Sin embargo, son muchos los euroentusiastas insatisfechos con la organización europea, tan desordenada, indefinida y burocratizada. Por eso se propuso una "Constitución" que aclarase las líneas de responsabilidad y centralizase las decisiones, para que la UE se fuera pareciendo cada vez más a unos Estados Unidos de Europa. El intento consistió en imponer una nueva organización uniforme para todos los Estados, pero no se reparó en que las diferencias y resistencias locales hacían poco probable una aprobación unánime. Es de elogiar que se buscara la unanimidad para lo que era una reforma constitucional, aunque fuera para reducir drásticamente en el futuro el terreno acotado a la unanimidad.
Visto el fracaso del referéndum, la idea más extendida ahora entre los euroentusiastas es la de establecer un círculo más íntimo, con las naciones que estén dispuestas a fundirse en abrazos más estrechos, y un círculo exterior, más desintegrado, con las demás. Parece difícil que se lleve a cabo, entre otras cosas porque las naciones del círculo íntimo no estarían dispuestas a que las otras se dieran a la competencia en materia de impuestos, tuvieran leyes laborales menos rígidas y sistemas educativos propios.

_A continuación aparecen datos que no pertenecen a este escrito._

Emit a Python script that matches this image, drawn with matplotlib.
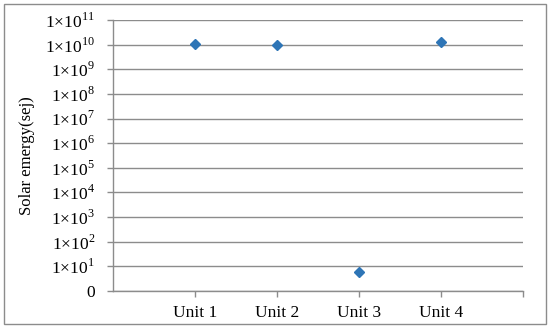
import matplotlib
matplotlib.use("Agg")
import matplotlib.pyplot as plt
from matplotlib.patches import Rectangle

# Data
units = ["Unit 1", "Unit 2", "Unit 3", "Unit 4"]
emergy = [1.05e10, 1.0e10, 5.7, 1.3e10]
exponents = list(range(0, 12))

plt.rcParams['font.family'] = ['Liberation Serif', 'DejaVu Serif']
plt.rcParams['mathtext.fontset'] = 'custom'
plt.rcParams['mathtext.rm'] = 'Liberation Serif'

fig = plt.figure(figsize=(5.5, 3.31), dpi=100)
ax = fig.add_axes([0.2055, 0.1208, 0.7455, 0.8188])

grey = '#8c8c8c'
x = list(range(1, len(units) + 1))
ax.plot(x, emergy, linestyle='none', marker='D', markersize=5.5,
        color='#2e75b6', zorder=3, clip_on=False)

ax.set_yscale('log')
ax.set_ylim(1, 1e11)
ax.set_xlim(0, len(units) + 1)

yticks = [10.0 ** e for e in exponents]
ylabels = ['0'] + [r'1$\times$10$^{%d}$' % e for e in exponents[1:]]
ax.set_yticks(yticks)
ax.set_yticklabels(ylabels, fontsize=12.5)
ax.minorticks_off()
ax.set_xticks(x + [len(units) + 1])
ax.set_xticklabels(units + [''], fontsize=12.5)

ax.grid(axis='y', color=grey, linewidth=1)
ax.set_axisbelow(True)
for s in ['top', 'right']:
    ax.spines[s].set_visible(False)
for s in ['left', 'bottom']:
    ax.spines[s].set_color(grey)
    ax.spines[s].set_linewidth(1)
ax.tick_params(axis='both', color=grey, length=4, width=1)
ax.tick_params(axis='y', pad=9)
ax.tick_params(axis='x', pad=6)

ax.set_ylabel('Solar emergy(sej)', fontsize=12)
ax.yaxis.set_label_coords(-0.19, 0.5)

# outer chart border
fig.patches.append(Rectangle((0.008, 0.021), 0.984, 0.967, transform=fig.transFigure,
                             fill=False, edgecolor='#8c8c8c', linewidth=1))

fig.savefig('out.png', dpi=100)
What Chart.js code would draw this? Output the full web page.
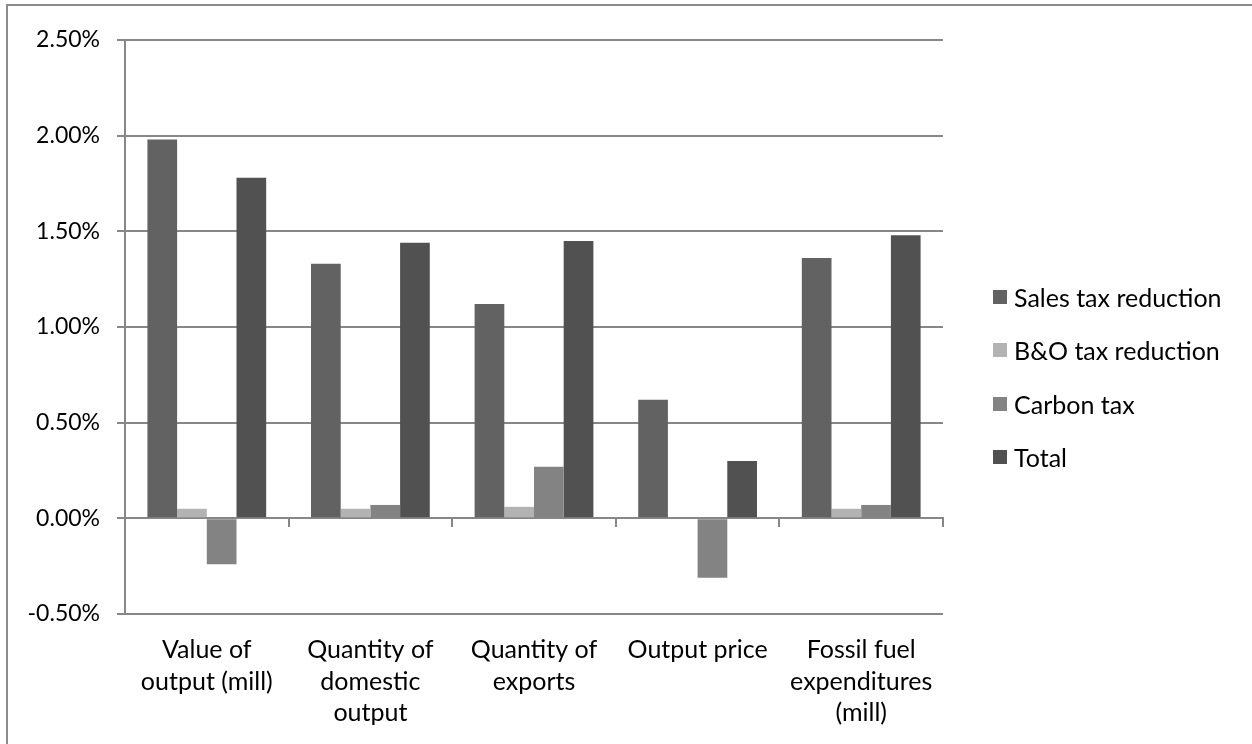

El problema estriba en que la UE sufre tensiones internas derivadas de la mayor o menor inclinación al mercado libre y del mayor o menor disgusto ante la centralización administrativa. Tales tensiones no afectan a las naciones en bloque, sino variadamente, según las actividades de que se trate. Los Estados que no forman parte de los acuerdos de Schengen no coinciden con los que prefieren más libertad laboral; los que tienen impuestos más bajos a lo mejor están empeñados en defender su neutralidad. En vista de ello, creo que convendría que los europeos exploráramos la vía de la variedad institucional, en el marco de una mayor competencia económica y fiscal.

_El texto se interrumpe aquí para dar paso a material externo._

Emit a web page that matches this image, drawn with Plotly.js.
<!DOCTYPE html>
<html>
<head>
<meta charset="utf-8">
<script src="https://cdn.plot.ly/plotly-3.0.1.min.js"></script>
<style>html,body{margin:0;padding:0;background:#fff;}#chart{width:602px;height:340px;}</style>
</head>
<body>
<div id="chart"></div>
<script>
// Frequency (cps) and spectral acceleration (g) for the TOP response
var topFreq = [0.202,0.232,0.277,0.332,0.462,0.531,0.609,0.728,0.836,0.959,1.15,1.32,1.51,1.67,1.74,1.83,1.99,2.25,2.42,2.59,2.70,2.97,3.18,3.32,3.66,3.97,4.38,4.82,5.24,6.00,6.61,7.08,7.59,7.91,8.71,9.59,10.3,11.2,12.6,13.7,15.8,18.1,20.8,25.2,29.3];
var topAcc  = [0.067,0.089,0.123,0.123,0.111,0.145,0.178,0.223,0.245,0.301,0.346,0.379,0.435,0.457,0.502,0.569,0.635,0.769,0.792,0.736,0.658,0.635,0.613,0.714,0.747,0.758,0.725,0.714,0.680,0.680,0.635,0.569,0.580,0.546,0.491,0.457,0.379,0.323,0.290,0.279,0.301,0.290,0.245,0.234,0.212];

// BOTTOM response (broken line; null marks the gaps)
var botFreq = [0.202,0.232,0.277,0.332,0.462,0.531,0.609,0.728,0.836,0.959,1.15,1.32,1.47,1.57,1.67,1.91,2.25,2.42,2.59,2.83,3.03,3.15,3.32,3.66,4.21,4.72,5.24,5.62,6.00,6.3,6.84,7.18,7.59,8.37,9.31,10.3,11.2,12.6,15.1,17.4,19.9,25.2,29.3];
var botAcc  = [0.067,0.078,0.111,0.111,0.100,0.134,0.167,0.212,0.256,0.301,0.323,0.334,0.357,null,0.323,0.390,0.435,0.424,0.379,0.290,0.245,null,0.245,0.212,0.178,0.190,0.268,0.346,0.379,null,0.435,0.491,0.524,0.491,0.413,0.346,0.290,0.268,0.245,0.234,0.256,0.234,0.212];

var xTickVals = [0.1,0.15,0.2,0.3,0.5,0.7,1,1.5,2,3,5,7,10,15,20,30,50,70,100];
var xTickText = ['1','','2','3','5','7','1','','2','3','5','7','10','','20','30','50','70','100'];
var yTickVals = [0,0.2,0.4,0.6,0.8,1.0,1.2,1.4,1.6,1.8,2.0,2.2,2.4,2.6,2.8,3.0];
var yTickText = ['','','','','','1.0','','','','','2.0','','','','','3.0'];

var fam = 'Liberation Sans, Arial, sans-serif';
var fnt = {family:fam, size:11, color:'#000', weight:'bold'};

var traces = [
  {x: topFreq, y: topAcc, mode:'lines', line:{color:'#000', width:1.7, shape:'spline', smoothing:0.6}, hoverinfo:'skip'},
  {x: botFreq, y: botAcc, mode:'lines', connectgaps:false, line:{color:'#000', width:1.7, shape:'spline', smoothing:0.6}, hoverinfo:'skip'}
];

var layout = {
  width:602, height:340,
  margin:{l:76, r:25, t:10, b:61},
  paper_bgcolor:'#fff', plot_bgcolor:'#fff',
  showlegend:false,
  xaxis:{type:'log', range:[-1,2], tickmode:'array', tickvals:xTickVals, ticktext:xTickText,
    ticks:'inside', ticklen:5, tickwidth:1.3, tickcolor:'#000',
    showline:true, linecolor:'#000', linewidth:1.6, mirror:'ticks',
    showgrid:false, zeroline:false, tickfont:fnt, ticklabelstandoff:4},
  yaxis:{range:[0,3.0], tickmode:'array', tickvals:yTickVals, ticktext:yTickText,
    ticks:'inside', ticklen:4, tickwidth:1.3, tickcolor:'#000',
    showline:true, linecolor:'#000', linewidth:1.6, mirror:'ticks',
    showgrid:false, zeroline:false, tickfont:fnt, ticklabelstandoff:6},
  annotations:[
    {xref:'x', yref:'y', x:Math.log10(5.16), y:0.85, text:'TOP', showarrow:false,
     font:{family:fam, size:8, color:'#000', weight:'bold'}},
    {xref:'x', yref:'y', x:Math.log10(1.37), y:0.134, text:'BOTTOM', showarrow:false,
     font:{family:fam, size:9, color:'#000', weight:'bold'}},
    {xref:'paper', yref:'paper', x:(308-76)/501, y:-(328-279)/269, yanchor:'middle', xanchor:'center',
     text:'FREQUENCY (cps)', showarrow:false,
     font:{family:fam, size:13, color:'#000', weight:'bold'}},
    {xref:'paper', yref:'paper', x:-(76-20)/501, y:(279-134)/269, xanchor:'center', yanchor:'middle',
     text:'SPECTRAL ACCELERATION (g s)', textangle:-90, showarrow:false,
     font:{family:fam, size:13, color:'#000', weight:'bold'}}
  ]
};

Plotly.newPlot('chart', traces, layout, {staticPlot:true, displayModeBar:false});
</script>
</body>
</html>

Hay tanto que hacer para completar el diseño original del Tratado de Roma que parece innecesario imponer una Constitución centralizadora a todos los Estados, sean cuales sean las preferencias de sus ciudadanos. Si un Estado quiere aceptar los servicios originados en otro sobre la base de la ley del país de origen, ¿por qué esperar a que lo hagan todos a la vez? Sería tan absurdo como prohibir que una compañía española como Ferrovial gestionara los aeropuertos de Londres mientras los extranjeros no pudieran comprar AENA, la gestora pública de los nuestros.